あるいは、つい行ったばかりのことで、みやげ話みたいに受け取らないでいただきたいのですが、アラブ諸国の人たちは羊の腹にぱさぱさした長形の米を一緒に煮て、手で——いまはホテルなどではナイフでやるようですが、とてもおいしい料理ですけれども、羊は全然いないのですね。それで私は最初、やはり塩水から飲める水にし、あるいはまた緑も育てていますから牧草までいったらどうですかと言ったら、とてもそんな広い砂漠を緑に変えることは不可能だ、どうしているのですかと聞いたら、豪州、ニュージーランドから船で送ってもらっているのです、クウェートの例では年間十八万頭食べますという話でした。そうすると、じゃその間、船からおろしてどこでどうして養っていらっしゃるのですか、いや、船からおろしません、ずっと船の中に置きまして、穀物のある国ですから持ってきた国が食わしておるのでしょう。そして、必要なだけおろしてはその日に殺して料理に使うのだそうです。それで、一船が食い終わるころに次の船がまた積んできてくれますから不便はないという話でした。
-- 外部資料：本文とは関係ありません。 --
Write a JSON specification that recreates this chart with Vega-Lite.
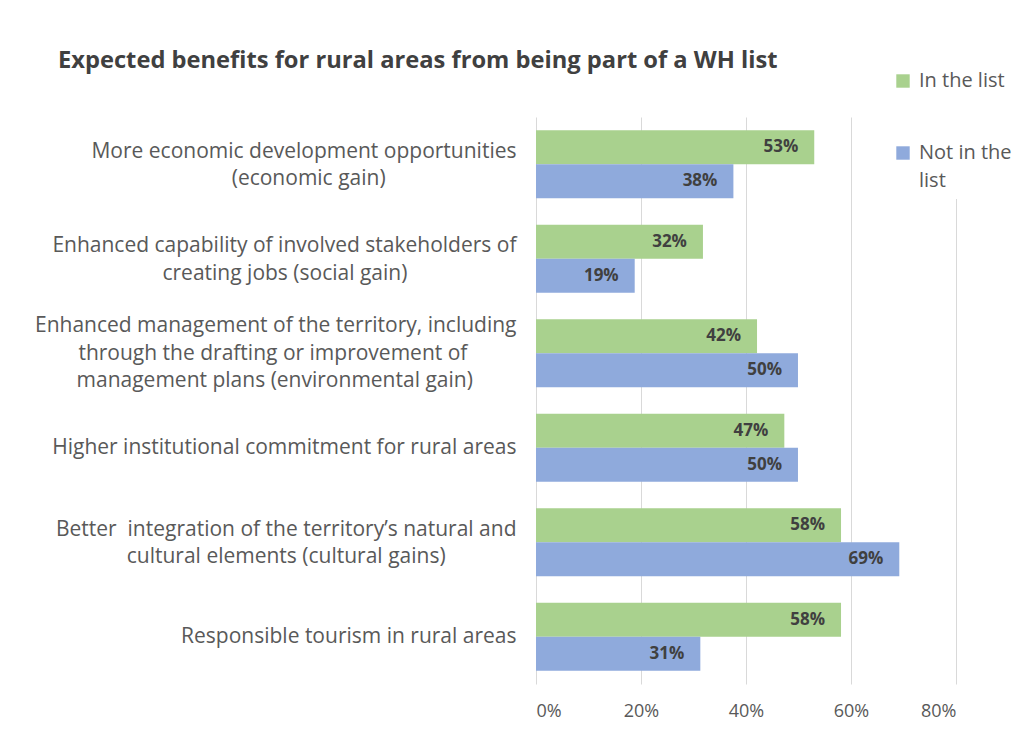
{
  "$schema": "https://vega.github.io/schema/vega-lite/v6.json",
  "width": 420,
  "height": 567,
  "autosize": {"type": "none"},
  "padding": {"left": 536, "top": 117, "right": 68, "bottom": 51},
  "background": "white",
  "title": {
    "text": "Expected benefits for rural areas from being part of a WH list",
    "anchor": "start",
    "frame": "group",
    "dx": -478,
    "offset": -10,
    "font": "Open Sans",
    "fontSize": 23.7,
    "fontWeight": "bold",
    "color": "#404040"
  },
  "config": {
    "view": {"stroke": null},
    "font": "Open Sans"
  },
  "data": {
    "values": [
      {"benefit": "More economic development opportunities|(economic gain)", "group": "In the list", "share": 0.53},
      {"benefit": "More economic development opportunities|(economic gain)", "group": "Not in the list", "share": 0.376},
      {"benefit": "Enhanced capability of involved stakeholders of|creating jobs (social gain)", "group": "In the list", "share": 0.318},
      {"benefit": "Enhanced capability of involved stakeholders of|creating jobs (social gain)", "group": "Not in the list", "share": 0.188},
      {"benefit": "Enhanced management of the territory, including|through the drafting or improvement of|management plans (environmental gain)", "group": "In the list", "share": 0.421},
      {"benefit": "Enhanced management of the territory, including|through the drafting or improvement of|management plans (environmental gain)", "group": "Not in the list", "share": 0.499},
      {"benefit": "Higher institutional commitment for rural areas", "group": "In the list", "share": 0.473},
      {"benefit": "Higher institutional commitment for rural areas", "group": "Not in the list", "share": 0.499},
      {"benefit": "Better\u00a0 integration of the territory’s natural and|cultural elements (cultural gains)", "group": "In the list", "share": 0.581},
      {"benefit": "Better\u00a0 integration of the territory’s natural and|cultural elements (cultural gains)", "group": "Not in the list", "share": 0.692},
      {"benefit": "Responsible tourism in rural areas", "group": "In the list", "share": 0.581},
      {"benefit": "Responsible tourism in rural areas", "group": "Not in the list", "share": 0.313}
    ]
  },
  "encoding": {
    "y": {
      "field": "benefit",
      "type": "nominal",
      "sort": null,
      "title": null,
      "scale": {"paddingInner": 0.28, "paddingOuter": 0.14},
      "axis": {
        "domain": false,
        "ticks": false,
        "tickSize": 0,
        "grid": false,
        "labelPadding": 20,
        "labelLimit": 1000,
        "labelFont": "Open Sans",
        "labelFontSize": 21,
        "labelColor": "#595959",
        "labelLineHeight": 27.5,
        "labelAlign": "right",
        "labelBaseline": "middle",
        "labelOffset": {
          "condition": [
            {"test": "length(split(datum.label,'|')) == 3", "value": -27},
            {"test": "length(split(datum.label,'|')) == 2", "value": -12.5}
          ],
          "value": 0
        },
        "labelExpr": "length(split(datum.label,'|')) == 1 ? datum.label : length(split(datum.label,'|')) == 2 ? [split(datum.label,'|')[0], pad(split(datum.label,'|')[1], length(split(datum.label,'|')[0]) - (length(split(datum.label,'|')[0]) > 48 ? 3 : 0), '\u00a0') + '\u2060'] : [split(datum.label,'|')[0], pad(split(datum.label,'|')[1], length(split(datum.label,'|')[0]), '\u00a0') + '\u2060', pad(split(datum.label,'|')[2], length(split(datum.label,'|')[0]) - 2, '\u00a0') + '\u2060']"
      }
    },
    "yOffset": {
      "field": "group",
      "type": "nominal",
      "sort": ["In the list", "Not in the list"],
      "scale": {"paddingInner": 0, "paddingOuter": 0}
    },
    "x": {
      "field": "share",
      "type": "quantitative",
      "title": null,
      "scale": {"domain": [0, 0.8]},
      "axis": {
        "format": ".0%",
        "values": [0, 0.2, 0.4, 0.6, 0.8],
        "grid": true,
        "gridColor": "#D9D9D9",
        "gridWidth": 1,
        "domain": false,
        "ticks": false,
        "tickSize": 0,
        "labelPadding": 18,
        "labelFont": "Open Sans",
        "labelFontSize": 18,
        "labelColor": "#595959"
      }
    }
  },
  "layer": [
    {
      "mark": {"type": "bar"},
      "encoding": {
        "color": {
          "field": "group",
          "type": "nominal",
          "scale": {"domain": ["In the list", "Not in the list"], "range": ["#A9D18E", "#8FAADC"]},
          "legend": {
            "title": null,
            "orient": "none",
            "legendX": 349,
            "legendY": -54,
            "fillColor": "white",
            "padding": 8,
            "symbolType": "square",
            "symbolSize": 180,
            "symbolStrokeWidth": 0,
            "labelFont": "Open Sans",
            "labelFontSize": 20,
            "labelColor": "#595959",
            "labelLimit": 300,
            "rowPadding": 52,
            "labelOffset": 6,
            "labelExpr": "datum.label == 'Not in the list' ? ['Not in the', 'list'] : datum.label",
            "encode": {"labels": {"update": {"lineHeight": {"value": 28}}}}
          }
        }
      }
    },
    {
      "mark": {
        "type": "text",
        "align": "right",
        "baseline": "middle",
        "dx": -16,
        "font": "Open Sans",
        "fontSize": 17,
        "fontWeight": "bold",
        "color": "#404040"
      },
      "encoding": {
        "text": {"field": "share", "type": "quantitative", "format": ".0%"}
      }
    }
  ]
}
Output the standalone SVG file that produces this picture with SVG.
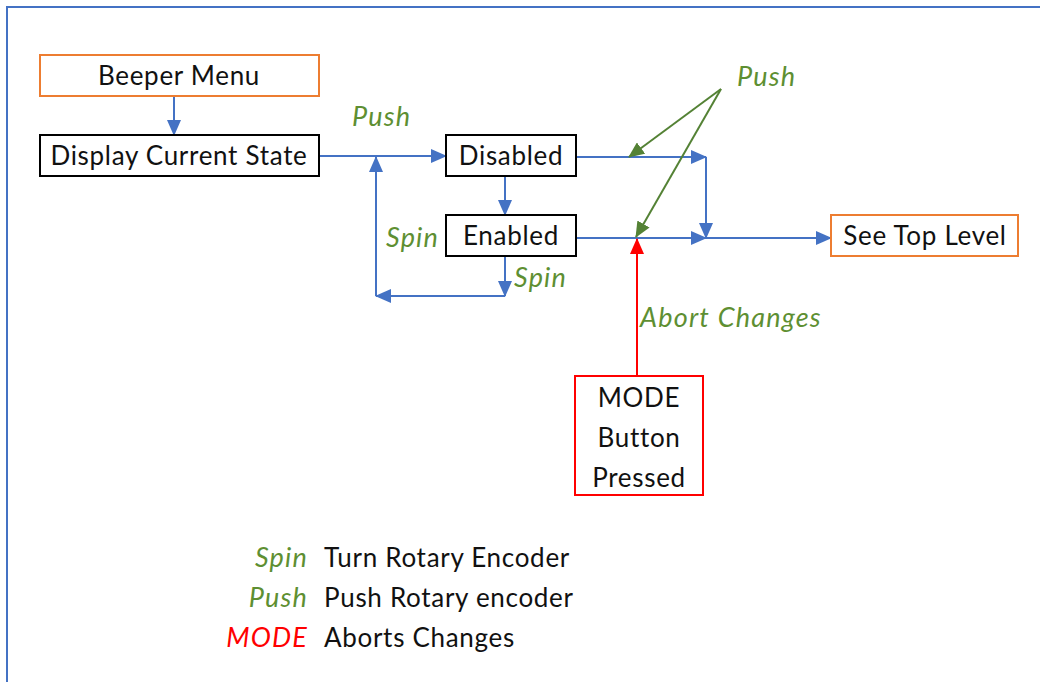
<svg xmlns="http://www.w3.org/2000/svg" width="1040" height="682" viewBox="0 0 1040 682">
<style>
.box{fill:#fff;stroke-width:2}
.blk{stroke:#000}
.org{stroke:#ED7D31}
.red{stroke:#FF0000}
.t{font-family:Lato,"Liberation Sans",sans-serif;font-size:26px;letter-spacing:0.7px;fill:#111;text-anchor:middle}
.g{font-family:Lato,"Liberation Sans",sans-serif;font-size:27px;letter-spacing:1.2px;font-style:italic;fill:#5E8F32}
.lg{font-family:Lato,"Liberation Sans",sans-serif;font-size:26px;letter-spacing:0.7px;fill:#111}
.c{stroke:#4472C4;stroke-width:2;fill:none;marker-end:url(#ab)}
.cg{stroke:#548235;stroke-width:2;fill:none;marker-end:url(#ag)}
.cr{stroke:#FF0000;stroke-width:2;fill:none;marker-end:url(#ar)}
</style>
<defs>
<marker id="ab" markerUnits="userSpaceOnUse" markerWidth="16" markerHeight="14" refX="15" refY="7" orient="auto"><path d="M0,0 L16,7 L0,14 Z" fill="#4472C4"/></marker>
<marker id="ag" markerUnits="userSpaceOnUse" markerWidth="16" markerHeight="14" refX="15" refY="7" orient="auto"><path d="M0,0 L16,7 L0,14 Z" fill="#548235"/></marker>
<marker id="ar" markerUnits="userSpaceOnUse" markerWidth="16" markerHeight="14" refX="15" refY="7" orient="auto"><path d="M0,0 L16,7 L0,14 Z" fill="#FF0000"/></marker>
</defs>
<rect x="7" y="7" width="1100" height="720" fill="#fff" stroke="#4472C4" stroke-width="2"/>
<g id="connectors">
<line class="c" x1="174" y1="96" x2="174" y2="135"/>
<line class="c" x1="319" y1="156" x2="446" y2="156"/>
<line class="c" x1="505" y1="176" x2="505" y2="215"/>
<line class="c" x1="505" y1="256" x2="505" y2="296"/>
<line class="c" x1="505" y1="296" x2="376" y2="296"/>
<line class="c" x1="376" y1="296" x2="376" y2="157"/>
<line class="c" x1="576" y1="157" x2="706" y2="157"/>
<line class="c" x1="706" y1="157" x2="706" y2="238"/>
<line class="c" x1="576" y1="238" x2="706" y2="238"/>
<line class="c" x1="706" y1="238" x2="831" y2="238"/>
<line class="cr" x1="637" y1="376" x2="637" y2="239"/>
<line class="cg" x1="721" y1="89" x2="629" y2="157"/>
<line class="cg" x1="721" y1="89" x2="636" y2="237"/>
</g>
<g id="beeper-menu"><rect class="box org" x="40" y="55" width="279" height="41"/><text class="t" x="179" y="85">Beeper Menu</text></g>
<g id="display-current-state"><rect class="box blk" x="40" y="135" width="279" height="41"/><text class="t" x="179" y="165">Display Current State</text></g>
<g id="disabled"><rect class="box blk" x="446" y="135" width="130" height="41"/><text class="t" x="511" y="165">Disabled</text></g>
<g id="enabled"><rect class="box blk" x="446" y="215" width="130" height="41"/><text class="t" x="511" y="245">Enabled</text></g>
<g id="see-top-level"><rect class="box org" x="831" y="215" width="187" height="41"/><text class="t" x="925" y="245">See Top Level</text></g>
<g id="mode-button"><rect class="box red" x="575" y="376" width="128" height="119"/><text class="t" x="639" y="407">MODE</text><text class="t" x="639" y="447">Button</text><text class="t" x="639" y="487">Pressed</text></g>
<g id="labels">
<text class="g" x="352" y="126">Push</text>
<text class="g" x="737" y="86">Push</text>
<text class="g" x="386" y="247">Spin</text>
<text class="g" x="514" y="287">Spin</text>
<text class="g" x="640" y="327">Abort Changes</text>
</g>
<g id="legend">
<text class="g" x="308" y="567" text-anchor="end">Spin</text>
<text class="lg" x="324" y="567">Turn Rotary Encoder</text>
<text class="g" x="308" y="607" text-anchor="end">Push</text>
<text class="lg" x="324" y="607">Push Rotary encoder</text>
<text class="g" x="308" y="647" text-anchor="end" style="fill:#FF0000">MODE</text>
<text class="lg" x="324" y="647">Aborts Changes</text>
</g>
</svg>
そこで、それは金がある国の発想であって、どうですか、それをなめし革などというのはどうしていらっしゃいますかと言ったら、それは売っています、どこにですかと言ったら、なめしじゃなくて生皮を買う国があるのでその都度売っているという話で、じゃ
日本の方でそれをなめす技術、それからそれを加工する技術などを提供したらやってごらんになりますか——われわれは革は自由化で責められているわけですから、せめて技術でそういう国に御加勢をできないかと思ったのですが、何しろ金なら不自由はしてないという国だものですから、そういうこともあるのかなという
程度の顔しかされませんでしたが、そういうことを含めて、私たちの技術立国による
世界の指導者たらんとする意欲というものは、発展途上国あるいは周辺の東南アジア、あるいは地域で言えば南米、アフリカ、そういうところにも
日本はどんどん、買い付けだけではなくて
日本の知恵や技術を向こうにも与えて向こうも発展していただくと言えば、そういうことが可能になれば、それらの人々は
日本という国をまた違った目で見るようになるのじゃないでしょうか。
それは夢みたいなことを言っているようでありますが、私どもは、やはり次の世代の
日本は、そして民族はどういう姿にしてあげたらいいのか、それを残さなければならない責任を私たちのゼネレーションは持っているわけでありますから、ついついそういう話をしたわけであります。